Ils s’appellent Bubka, Mecir et Gomez. Prénoms ? Sergueï Jr, Miloslav Jr et Emilio. Le premier est le fils de la légende ultime du saut à la perche, le deuxième le rejeton du mythique « Chat » champion olympique de tennis en 1988, et, le dernier, la progéniture d’Andres, vainqueur de Roland-Garros en 1990. Les trois étaient engagés dans les qualifications de Roland-Garros. Bubka a perdu au premier tour, Gomez a gagné un match, tandis que Mecir – portrait craché de papa – est parvenu à décrocher son billet pour le tableau final.
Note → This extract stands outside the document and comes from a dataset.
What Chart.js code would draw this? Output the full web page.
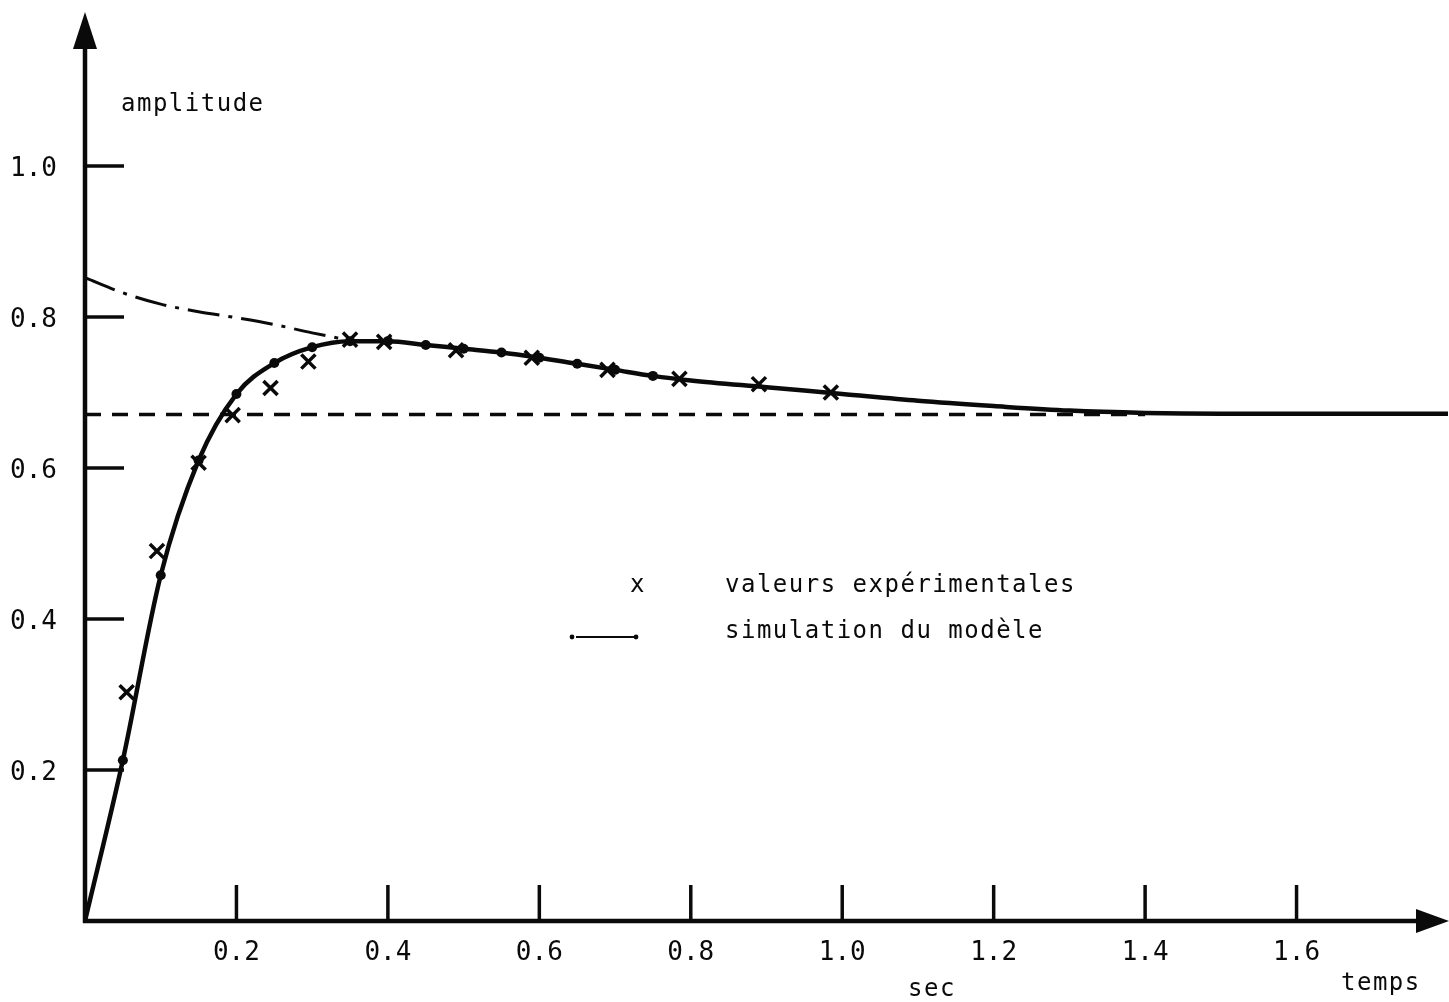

Et si les histoires de fratries sont monnaie courante en tennis, c’est moins le cas en matière d’hérédité : seuls les Stolle (Fred et Sandon), les Dent (Phil et Taylor) et les Roger-Vasselin (Christophe et Edouard) ont par le passé réussi la prouesse de disputer Roland-Garros à deux générations d’écart. A ce propos : grâce à son premier tour disputé contre Jo-Wilfried Tsonga, Edouard Roger-Vasselin a imité son père, qui avait foulé le Central en simple trois décennies plus tôt (demi-finaliste en 1983 notamment). Ils sont les seuls pères et fils à pouvoir se vanter d’avoir disputé un match sur le court Philippe-Chatrier.

 

Nicolas « chip and charge » Mahut

 

Il n’y a pas qu’au filet que Nicolas Mahut peut se montrer tranchant : battu au premier tour par Mikhaïl Kukushkin, le Français n’a pas apprécié de se faire accueillir en salle d’interview par un journaliste américain visiblement peu au fait de son résultat, et qui salivait à l’avance devant un deuxième tour Mahut / Isner, remake de leur blockbuster de Wimbledon, il y a quatre ans. Transcript intégral :

Journaliste : Félicitations!

Mahut : Félicitations ? J’ai perdu.

Journaliste : Vous avez perdu ? Oh. Alors que s’est-il passé?

Mahut : Vous êtes sérieux ? Vous avez vu le match ?

Journaliste : Non. Je croyais que vous aviez gagné. Je suis désolé.

Mahut, tournant la tête vers l’autre côté de la salle : Questions en français.